Abstract

Following insights from stylistic studies on European and American literature, as well as a few earlier attempts on African literature, there has been a recent growing interest in the stylistic analysis of the African novel. The present study is meant to contribute to this growing literature by exploring Achebe’s Anthills of the Savannah, primarily from a systemic functional linguistics perspective. Critics of the novel have emphasized that it represents Achebe’s most articulate ideology on the sociopolitical situation of postcolonial Africa, in general, and Nigeria, in particular.
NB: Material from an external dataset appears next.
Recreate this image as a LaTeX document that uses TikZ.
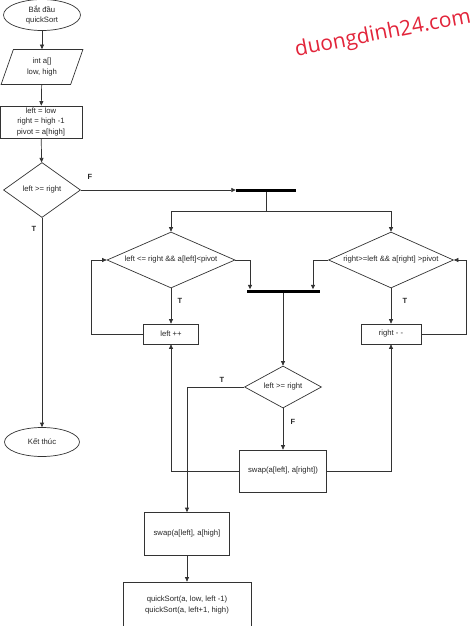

The present study sheds new meaning on the thematic concern of the novel by exploring the interaction between narrative situation, transitivity patterning, and symbolism, on the one hand, and the characterization of Chris (one of the protagonists) and the themes of struggle and change, on the other hand. The study demonstrates that the systematic variation in narrative situations and transitivity patterns in which Chris is cast across key passages in the plot of the narrative show a transformation in his character, from powerlessness and ineffectiveness through perplexity and fear to self-reformation and bravery. This narrative and linguistic configuration of Chris’s characterization, together with the symbolic intervention he makes in saving a girl from abuse towards the end of the novel, realizes the theme of struggle and change. Through Chris, Achebe urges the enlightened but apathetic citizen to rise up and transform his society through struggle. The study has implications for studies on Anthills of the Savannah, stylistic analysis, and further research. It particularly shows that linguistic analysis and the tools of literary criticism can complement each other in the interpretation of literature.